§ YOUR OBJECTIVE
Scan the lines below; pull out those with "matplotlib".

§ AVAILABLE DATA
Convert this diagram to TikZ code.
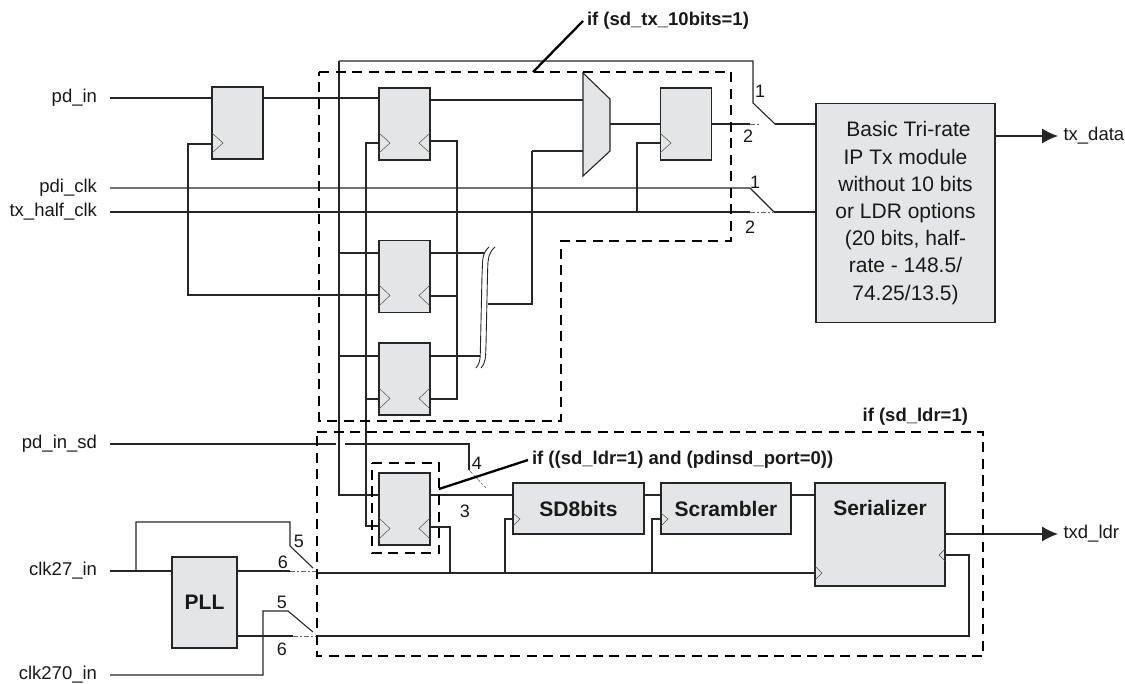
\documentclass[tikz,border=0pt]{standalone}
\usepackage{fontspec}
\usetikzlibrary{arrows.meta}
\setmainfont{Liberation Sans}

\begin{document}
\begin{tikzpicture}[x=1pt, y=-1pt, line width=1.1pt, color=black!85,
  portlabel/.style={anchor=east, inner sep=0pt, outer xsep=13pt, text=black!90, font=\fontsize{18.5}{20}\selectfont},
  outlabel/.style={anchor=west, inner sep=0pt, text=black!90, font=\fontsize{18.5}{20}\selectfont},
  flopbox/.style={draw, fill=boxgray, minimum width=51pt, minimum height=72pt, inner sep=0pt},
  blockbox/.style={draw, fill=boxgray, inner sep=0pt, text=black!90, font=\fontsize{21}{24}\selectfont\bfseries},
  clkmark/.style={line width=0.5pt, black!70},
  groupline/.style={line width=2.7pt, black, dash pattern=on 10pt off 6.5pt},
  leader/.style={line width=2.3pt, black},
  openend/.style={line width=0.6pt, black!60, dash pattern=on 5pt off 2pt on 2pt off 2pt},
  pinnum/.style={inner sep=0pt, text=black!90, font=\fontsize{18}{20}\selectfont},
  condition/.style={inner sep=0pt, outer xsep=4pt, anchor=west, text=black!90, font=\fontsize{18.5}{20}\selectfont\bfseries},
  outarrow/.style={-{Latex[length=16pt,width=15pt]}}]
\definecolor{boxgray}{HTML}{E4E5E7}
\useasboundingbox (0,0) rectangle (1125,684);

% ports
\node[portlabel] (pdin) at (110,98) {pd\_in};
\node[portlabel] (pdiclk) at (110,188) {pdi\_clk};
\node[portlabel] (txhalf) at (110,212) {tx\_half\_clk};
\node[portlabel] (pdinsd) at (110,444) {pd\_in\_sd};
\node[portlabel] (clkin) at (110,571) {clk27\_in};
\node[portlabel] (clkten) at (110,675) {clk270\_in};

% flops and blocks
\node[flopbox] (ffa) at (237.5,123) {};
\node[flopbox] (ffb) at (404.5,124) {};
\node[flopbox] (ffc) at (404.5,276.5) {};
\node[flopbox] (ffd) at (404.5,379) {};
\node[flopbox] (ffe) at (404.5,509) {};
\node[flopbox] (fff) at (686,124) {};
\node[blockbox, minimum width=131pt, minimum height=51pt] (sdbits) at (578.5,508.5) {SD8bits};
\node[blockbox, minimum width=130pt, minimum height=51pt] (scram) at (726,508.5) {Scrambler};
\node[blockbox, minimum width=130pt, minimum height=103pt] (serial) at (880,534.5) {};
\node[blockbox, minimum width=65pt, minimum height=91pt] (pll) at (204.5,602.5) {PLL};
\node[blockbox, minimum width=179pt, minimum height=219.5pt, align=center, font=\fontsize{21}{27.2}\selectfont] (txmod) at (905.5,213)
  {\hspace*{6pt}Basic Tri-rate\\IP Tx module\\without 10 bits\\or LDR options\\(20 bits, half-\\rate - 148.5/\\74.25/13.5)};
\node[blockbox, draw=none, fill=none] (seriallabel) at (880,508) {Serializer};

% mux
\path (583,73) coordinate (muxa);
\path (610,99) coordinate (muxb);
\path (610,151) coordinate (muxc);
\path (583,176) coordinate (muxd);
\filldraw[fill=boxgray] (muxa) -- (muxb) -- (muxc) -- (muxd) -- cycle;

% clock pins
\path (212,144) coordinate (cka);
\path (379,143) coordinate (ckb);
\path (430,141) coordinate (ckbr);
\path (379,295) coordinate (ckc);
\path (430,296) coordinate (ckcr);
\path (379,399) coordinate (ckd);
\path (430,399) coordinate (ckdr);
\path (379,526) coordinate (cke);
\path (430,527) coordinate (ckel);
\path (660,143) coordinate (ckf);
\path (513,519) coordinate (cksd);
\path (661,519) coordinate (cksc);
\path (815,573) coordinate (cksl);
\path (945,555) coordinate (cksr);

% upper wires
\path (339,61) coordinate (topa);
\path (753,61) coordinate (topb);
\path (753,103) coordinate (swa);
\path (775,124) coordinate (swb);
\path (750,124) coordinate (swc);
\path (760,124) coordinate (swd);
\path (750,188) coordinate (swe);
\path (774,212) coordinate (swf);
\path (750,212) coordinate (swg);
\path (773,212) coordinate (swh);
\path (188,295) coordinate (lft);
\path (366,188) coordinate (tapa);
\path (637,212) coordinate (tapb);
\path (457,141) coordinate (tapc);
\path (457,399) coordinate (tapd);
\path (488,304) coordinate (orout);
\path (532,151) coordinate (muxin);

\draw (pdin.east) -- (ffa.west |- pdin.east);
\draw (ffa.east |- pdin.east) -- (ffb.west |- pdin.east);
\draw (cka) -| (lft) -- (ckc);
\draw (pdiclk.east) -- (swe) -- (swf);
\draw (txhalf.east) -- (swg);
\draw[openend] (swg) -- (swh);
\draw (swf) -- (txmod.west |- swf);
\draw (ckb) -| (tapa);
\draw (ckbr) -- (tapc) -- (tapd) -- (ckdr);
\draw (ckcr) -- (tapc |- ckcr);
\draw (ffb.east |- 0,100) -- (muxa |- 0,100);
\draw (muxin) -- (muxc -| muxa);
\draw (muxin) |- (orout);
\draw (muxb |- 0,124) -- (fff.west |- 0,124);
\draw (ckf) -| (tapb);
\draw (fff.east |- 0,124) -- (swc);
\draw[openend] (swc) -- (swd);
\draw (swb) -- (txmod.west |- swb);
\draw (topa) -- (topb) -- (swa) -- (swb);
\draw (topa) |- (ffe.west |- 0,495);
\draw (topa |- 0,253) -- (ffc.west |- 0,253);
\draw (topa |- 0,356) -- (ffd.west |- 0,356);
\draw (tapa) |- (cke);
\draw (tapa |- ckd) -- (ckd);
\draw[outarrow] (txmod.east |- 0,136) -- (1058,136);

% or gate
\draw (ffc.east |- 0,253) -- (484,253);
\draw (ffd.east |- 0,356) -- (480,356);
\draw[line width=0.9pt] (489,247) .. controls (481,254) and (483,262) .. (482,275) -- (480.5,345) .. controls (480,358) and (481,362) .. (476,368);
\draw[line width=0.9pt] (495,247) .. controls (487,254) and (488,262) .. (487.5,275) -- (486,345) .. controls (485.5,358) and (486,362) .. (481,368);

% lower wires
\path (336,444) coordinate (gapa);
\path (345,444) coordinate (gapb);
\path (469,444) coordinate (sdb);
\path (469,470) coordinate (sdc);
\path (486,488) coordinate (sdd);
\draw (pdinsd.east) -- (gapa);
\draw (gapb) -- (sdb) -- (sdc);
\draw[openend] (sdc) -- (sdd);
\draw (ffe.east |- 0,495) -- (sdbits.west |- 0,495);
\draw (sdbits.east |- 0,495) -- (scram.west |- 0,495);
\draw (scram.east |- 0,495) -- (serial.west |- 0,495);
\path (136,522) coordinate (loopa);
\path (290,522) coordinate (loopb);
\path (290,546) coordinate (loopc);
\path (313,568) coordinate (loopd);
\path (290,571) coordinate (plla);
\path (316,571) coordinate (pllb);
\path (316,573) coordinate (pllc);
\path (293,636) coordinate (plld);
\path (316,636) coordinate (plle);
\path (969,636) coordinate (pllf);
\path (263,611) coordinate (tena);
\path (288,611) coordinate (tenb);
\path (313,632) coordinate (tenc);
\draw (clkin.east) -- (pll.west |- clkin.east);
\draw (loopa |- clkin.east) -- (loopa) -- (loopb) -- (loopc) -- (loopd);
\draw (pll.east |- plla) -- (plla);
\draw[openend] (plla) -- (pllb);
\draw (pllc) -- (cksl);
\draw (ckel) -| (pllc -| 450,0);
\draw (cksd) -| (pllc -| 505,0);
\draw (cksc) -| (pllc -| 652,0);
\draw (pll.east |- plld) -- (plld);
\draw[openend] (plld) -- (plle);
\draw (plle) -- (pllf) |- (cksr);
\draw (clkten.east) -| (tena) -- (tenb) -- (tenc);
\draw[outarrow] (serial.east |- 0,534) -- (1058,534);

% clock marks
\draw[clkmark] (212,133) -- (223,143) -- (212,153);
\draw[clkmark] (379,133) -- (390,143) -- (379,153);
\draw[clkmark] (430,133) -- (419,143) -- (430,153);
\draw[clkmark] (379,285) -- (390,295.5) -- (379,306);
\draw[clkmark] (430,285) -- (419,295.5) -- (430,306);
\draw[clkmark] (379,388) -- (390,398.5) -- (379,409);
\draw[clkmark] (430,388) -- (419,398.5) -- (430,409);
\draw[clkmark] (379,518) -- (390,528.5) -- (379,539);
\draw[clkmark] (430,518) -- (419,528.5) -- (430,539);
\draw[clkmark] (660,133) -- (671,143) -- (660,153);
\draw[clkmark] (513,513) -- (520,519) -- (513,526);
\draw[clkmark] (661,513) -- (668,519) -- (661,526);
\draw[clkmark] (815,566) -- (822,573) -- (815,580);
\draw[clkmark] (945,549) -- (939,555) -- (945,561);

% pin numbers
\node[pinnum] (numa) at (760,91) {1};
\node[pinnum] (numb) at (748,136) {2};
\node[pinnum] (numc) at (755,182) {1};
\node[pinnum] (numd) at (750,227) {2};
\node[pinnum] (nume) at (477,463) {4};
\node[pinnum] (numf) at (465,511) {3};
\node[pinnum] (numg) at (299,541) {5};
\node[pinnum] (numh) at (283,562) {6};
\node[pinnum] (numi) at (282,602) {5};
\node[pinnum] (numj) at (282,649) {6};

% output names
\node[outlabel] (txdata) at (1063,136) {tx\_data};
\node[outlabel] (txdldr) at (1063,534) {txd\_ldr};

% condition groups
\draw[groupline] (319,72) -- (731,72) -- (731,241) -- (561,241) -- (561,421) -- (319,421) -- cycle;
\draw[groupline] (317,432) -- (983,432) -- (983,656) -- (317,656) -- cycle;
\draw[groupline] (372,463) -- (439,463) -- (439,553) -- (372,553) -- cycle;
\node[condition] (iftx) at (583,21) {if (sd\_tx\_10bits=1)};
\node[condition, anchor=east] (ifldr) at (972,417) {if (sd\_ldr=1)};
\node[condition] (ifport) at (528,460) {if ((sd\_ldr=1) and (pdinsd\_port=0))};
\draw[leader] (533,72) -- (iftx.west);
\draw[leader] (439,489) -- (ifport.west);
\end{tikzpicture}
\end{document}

--

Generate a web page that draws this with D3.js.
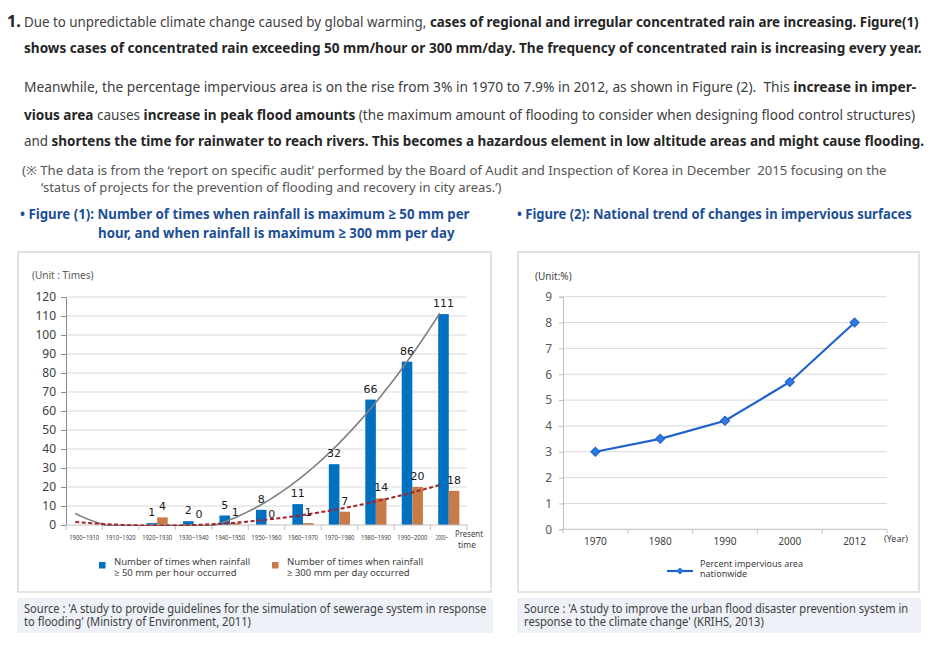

--

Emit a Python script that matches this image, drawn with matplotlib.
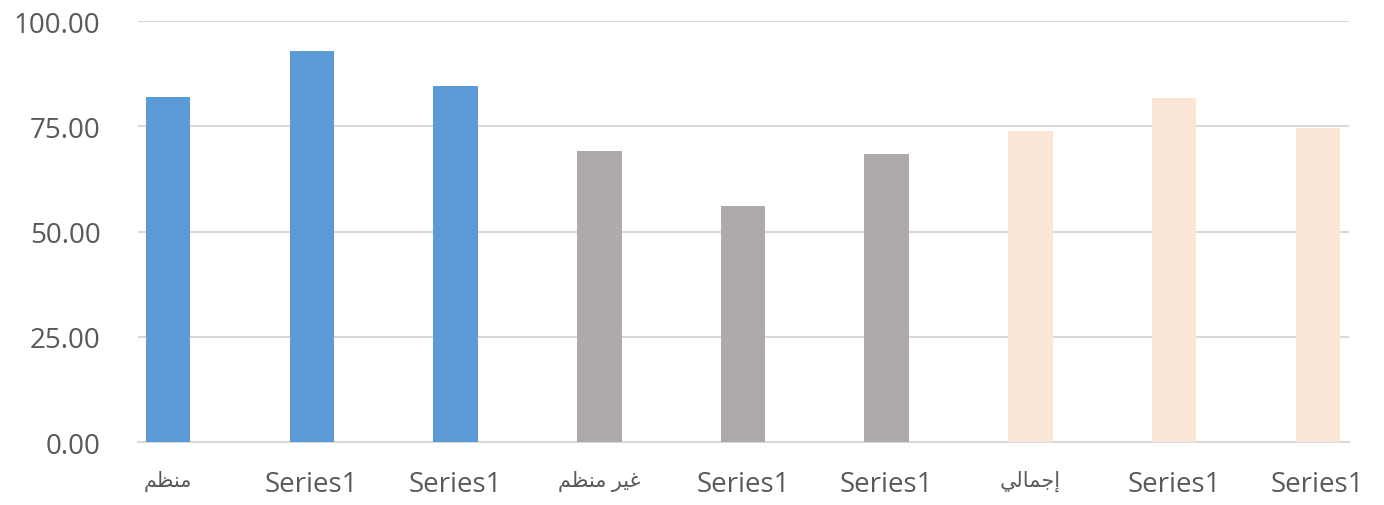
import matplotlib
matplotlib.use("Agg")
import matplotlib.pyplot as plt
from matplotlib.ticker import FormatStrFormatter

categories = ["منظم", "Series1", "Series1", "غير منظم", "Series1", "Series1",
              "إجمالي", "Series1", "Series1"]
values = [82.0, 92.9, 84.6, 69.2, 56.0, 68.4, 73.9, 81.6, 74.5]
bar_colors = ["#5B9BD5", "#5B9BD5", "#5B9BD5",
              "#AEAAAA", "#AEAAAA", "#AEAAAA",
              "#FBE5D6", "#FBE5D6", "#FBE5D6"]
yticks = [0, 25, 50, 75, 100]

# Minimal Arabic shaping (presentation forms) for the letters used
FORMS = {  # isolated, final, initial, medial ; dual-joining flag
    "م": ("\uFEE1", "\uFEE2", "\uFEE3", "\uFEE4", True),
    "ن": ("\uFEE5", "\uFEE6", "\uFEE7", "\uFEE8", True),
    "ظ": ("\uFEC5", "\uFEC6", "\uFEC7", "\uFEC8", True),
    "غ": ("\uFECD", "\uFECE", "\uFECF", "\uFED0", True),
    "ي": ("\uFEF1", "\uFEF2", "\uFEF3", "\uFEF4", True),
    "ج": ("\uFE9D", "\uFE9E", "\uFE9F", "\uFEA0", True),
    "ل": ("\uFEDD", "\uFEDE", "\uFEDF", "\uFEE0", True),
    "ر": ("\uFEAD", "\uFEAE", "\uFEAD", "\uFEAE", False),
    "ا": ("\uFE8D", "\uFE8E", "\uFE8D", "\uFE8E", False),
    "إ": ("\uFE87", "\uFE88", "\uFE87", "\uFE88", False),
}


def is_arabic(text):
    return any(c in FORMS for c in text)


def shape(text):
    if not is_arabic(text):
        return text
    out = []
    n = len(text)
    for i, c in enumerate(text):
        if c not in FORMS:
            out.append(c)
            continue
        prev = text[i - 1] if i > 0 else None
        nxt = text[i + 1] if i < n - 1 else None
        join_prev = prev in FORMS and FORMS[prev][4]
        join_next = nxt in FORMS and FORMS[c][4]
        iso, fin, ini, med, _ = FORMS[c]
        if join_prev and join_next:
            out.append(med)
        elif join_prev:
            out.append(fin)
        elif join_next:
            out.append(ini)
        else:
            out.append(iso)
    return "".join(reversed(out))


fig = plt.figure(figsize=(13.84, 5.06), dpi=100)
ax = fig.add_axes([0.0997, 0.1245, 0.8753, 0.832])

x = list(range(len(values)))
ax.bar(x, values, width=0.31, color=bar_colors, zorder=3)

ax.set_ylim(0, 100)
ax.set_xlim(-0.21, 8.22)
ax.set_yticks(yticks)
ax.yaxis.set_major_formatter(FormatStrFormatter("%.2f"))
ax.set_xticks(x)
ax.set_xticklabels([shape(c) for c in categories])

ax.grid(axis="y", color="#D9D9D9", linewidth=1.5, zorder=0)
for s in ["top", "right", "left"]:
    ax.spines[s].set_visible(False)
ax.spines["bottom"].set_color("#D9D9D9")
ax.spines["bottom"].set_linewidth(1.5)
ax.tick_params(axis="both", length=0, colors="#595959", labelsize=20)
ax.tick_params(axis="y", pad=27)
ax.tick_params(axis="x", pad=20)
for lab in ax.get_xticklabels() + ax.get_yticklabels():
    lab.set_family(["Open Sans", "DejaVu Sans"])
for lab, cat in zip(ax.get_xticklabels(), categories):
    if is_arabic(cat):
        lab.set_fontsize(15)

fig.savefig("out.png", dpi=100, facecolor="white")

§ RESPONSE TO THIS TASK
Emit a Python script that matches this image, drawn with matplotlib.
import matplotlib
matplotlib.use("Agg")
import matplotlib.pyplot as plt
from matplotlib.ticker import FormatStrFormatter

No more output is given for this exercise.